The question in the coming weeks is whether the Steelers can continue what they started against Kansas City. The schedule doesn't get much easier in the next month (after visits to Atlanta and Oakland, home games await against Denver and New Orleans), but now that Roethlisberger seems to have regained the form that has made him 28--7 as a starter, the team expects to play with renewed confidence. Pittsburgh also has five AFC North games remaining, so is still very much in the hunt for the division title.

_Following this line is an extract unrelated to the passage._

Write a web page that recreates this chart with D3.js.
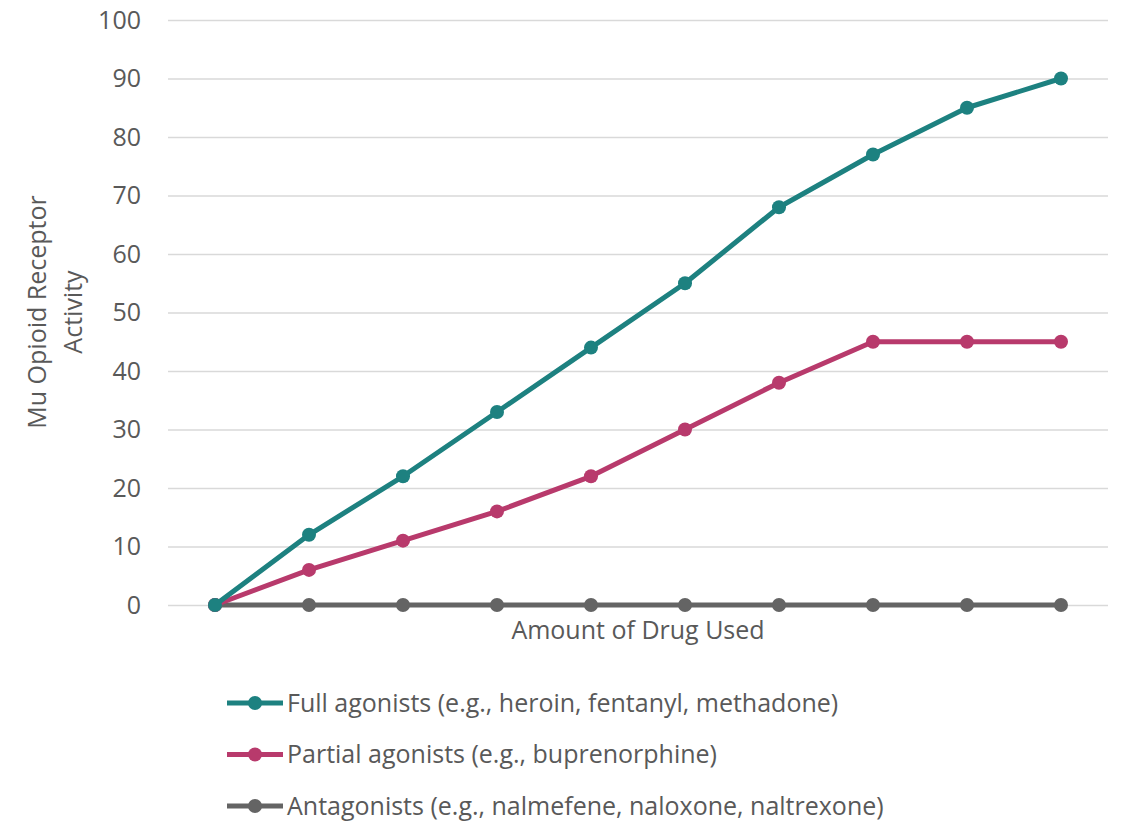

That had to be on the Steelers' minds before Sunday's game, when they watched one of their rivals, Baltimore, lose to Carolina on the locker-room TV. After taking the field for warmups, Pittsburgh learned that another AFC North team, Cincinnati, had fallen to Tampa Bay. And when his players returned inside before kickoff, Cowher announced that it was time for the Steelers to do their part in closing the gap in the division.